### Available data
********************
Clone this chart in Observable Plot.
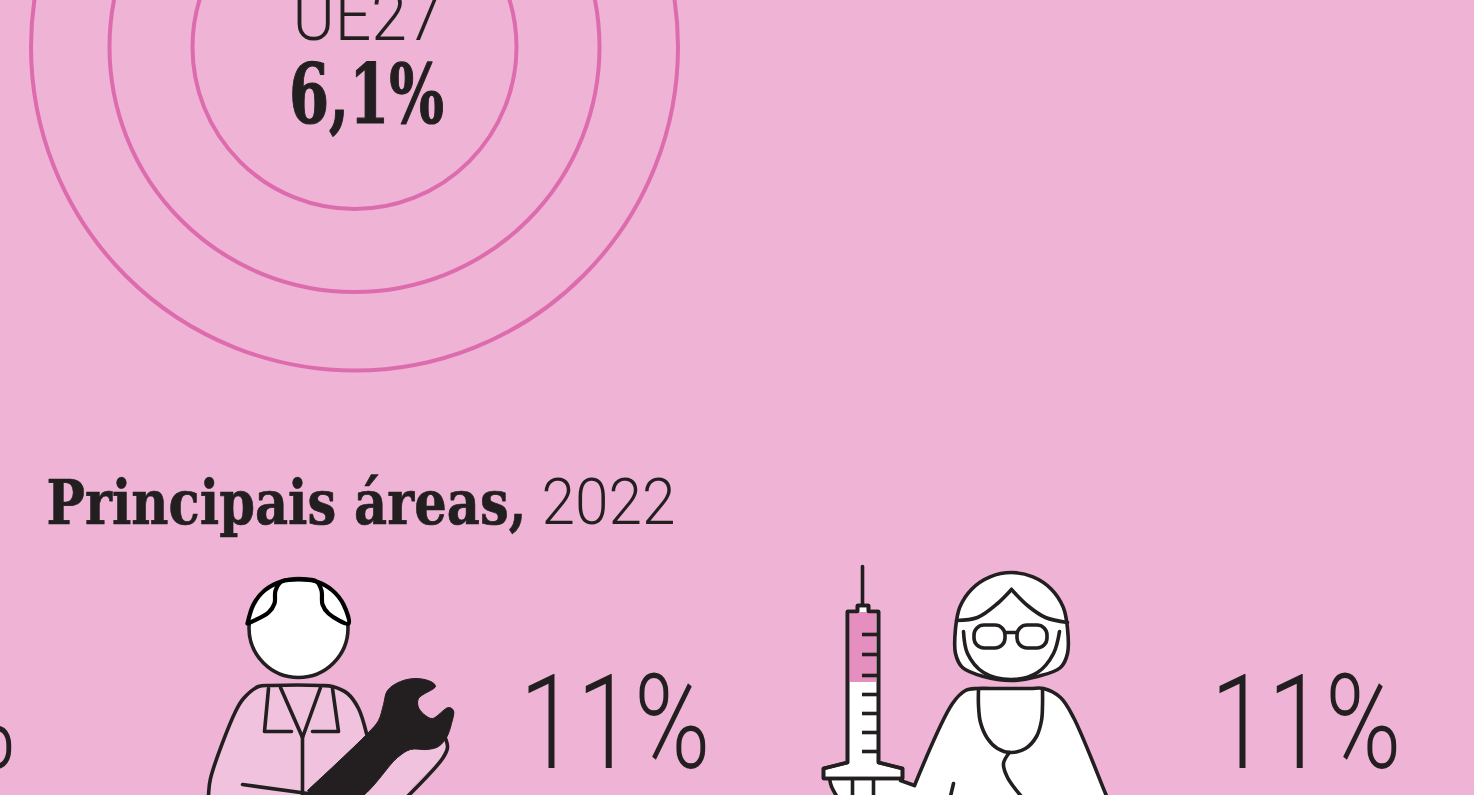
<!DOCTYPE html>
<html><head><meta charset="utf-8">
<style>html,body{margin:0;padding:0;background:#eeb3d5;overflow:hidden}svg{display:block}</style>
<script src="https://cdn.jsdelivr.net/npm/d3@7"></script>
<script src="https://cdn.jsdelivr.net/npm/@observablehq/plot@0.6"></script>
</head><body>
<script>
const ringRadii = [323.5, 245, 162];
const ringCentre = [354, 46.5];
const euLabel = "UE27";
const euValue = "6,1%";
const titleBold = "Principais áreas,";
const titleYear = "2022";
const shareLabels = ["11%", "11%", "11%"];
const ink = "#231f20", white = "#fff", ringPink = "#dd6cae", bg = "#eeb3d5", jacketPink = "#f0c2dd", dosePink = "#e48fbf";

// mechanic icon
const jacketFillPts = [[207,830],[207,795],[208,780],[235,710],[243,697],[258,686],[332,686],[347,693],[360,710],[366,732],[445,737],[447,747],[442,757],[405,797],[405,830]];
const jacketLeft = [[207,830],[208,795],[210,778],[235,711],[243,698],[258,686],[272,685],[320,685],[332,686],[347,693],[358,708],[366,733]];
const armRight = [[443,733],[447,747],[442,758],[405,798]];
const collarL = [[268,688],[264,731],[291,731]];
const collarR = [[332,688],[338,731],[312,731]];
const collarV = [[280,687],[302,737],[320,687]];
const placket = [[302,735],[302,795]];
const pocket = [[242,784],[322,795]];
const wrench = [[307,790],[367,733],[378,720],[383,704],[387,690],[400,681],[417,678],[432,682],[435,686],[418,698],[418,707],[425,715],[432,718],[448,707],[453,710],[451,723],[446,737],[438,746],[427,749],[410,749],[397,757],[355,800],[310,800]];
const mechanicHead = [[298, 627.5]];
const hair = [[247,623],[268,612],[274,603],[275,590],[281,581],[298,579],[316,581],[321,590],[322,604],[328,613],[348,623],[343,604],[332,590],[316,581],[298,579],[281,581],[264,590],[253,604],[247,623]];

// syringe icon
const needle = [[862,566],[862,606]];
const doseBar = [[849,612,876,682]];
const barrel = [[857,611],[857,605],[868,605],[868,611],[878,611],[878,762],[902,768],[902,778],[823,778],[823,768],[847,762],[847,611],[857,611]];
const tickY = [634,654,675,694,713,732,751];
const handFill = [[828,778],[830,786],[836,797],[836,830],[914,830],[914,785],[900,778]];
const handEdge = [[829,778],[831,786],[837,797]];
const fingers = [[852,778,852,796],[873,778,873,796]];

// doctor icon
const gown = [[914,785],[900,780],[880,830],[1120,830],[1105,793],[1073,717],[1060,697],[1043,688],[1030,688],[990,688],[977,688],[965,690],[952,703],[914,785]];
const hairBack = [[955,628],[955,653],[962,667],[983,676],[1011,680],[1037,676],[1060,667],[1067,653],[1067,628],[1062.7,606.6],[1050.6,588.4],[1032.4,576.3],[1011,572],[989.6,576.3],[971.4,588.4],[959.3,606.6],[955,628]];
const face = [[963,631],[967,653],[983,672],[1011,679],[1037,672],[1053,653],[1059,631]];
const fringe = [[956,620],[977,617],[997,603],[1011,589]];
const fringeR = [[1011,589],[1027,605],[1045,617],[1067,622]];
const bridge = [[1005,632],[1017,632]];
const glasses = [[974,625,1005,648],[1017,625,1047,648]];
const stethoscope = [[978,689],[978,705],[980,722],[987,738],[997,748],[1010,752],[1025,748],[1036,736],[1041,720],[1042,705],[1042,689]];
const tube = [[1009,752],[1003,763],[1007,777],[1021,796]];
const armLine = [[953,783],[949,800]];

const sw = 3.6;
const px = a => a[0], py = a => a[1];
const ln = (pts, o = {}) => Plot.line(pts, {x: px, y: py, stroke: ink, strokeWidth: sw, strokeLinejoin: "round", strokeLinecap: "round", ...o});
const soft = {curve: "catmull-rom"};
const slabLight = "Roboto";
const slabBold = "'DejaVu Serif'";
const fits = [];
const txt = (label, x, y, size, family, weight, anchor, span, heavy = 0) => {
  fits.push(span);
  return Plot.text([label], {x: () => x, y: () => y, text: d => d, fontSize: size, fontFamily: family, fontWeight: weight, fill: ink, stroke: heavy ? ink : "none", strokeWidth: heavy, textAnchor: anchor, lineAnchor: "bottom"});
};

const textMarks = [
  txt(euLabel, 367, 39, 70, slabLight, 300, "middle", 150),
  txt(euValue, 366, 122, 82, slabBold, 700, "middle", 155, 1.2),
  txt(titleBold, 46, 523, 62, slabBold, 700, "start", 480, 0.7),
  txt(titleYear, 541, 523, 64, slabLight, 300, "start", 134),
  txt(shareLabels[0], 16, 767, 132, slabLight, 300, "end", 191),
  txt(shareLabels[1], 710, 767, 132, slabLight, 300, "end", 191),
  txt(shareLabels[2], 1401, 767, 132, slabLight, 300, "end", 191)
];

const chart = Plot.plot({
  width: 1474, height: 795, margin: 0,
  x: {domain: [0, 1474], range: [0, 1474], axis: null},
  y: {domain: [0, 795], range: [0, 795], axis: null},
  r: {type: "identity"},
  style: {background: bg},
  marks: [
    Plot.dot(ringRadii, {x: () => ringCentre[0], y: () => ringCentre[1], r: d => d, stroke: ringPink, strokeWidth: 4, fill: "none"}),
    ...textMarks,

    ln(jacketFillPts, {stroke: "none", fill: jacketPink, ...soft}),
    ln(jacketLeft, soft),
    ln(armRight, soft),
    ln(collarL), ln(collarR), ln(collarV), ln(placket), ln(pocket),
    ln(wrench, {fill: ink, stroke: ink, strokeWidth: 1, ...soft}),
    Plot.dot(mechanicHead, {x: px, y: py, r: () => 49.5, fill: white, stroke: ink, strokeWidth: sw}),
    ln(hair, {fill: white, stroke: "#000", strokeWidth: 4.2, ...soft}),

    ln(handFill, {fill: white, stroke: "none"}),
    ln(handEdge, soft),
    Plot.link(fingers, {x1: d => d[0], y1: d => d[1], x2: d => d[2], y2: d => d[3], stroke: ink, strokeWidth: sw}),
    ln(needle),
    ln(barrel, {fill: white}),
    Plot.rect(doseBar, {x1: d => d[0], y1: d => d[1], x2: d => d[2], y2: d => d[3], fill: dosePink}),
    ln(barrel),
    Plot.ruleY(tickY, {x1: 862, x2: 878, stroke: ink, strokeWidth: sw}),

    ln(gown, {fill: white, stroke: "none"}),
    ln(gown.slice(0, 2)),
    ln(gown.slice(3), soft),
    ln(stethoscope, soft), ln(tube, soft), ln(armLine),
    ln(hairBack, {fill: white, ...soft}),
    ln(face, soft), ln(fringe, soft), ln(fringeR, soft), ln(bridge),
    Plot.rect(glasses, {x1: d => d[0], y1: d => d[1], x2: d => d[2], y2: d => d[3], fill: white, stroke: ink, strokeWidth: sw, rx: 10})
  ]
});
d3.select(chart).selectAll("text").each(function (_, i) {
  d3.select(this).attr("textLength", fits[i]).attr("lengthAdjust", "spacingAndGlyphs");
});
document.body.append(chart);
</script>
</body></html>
********************
Using the material above, gather every line that includes "this".

Clone this chart in Observable Plot.
  d3.select(this).attr("textLength", fits[i]).attr("lengthAdjust", "spacingAndGlyphs");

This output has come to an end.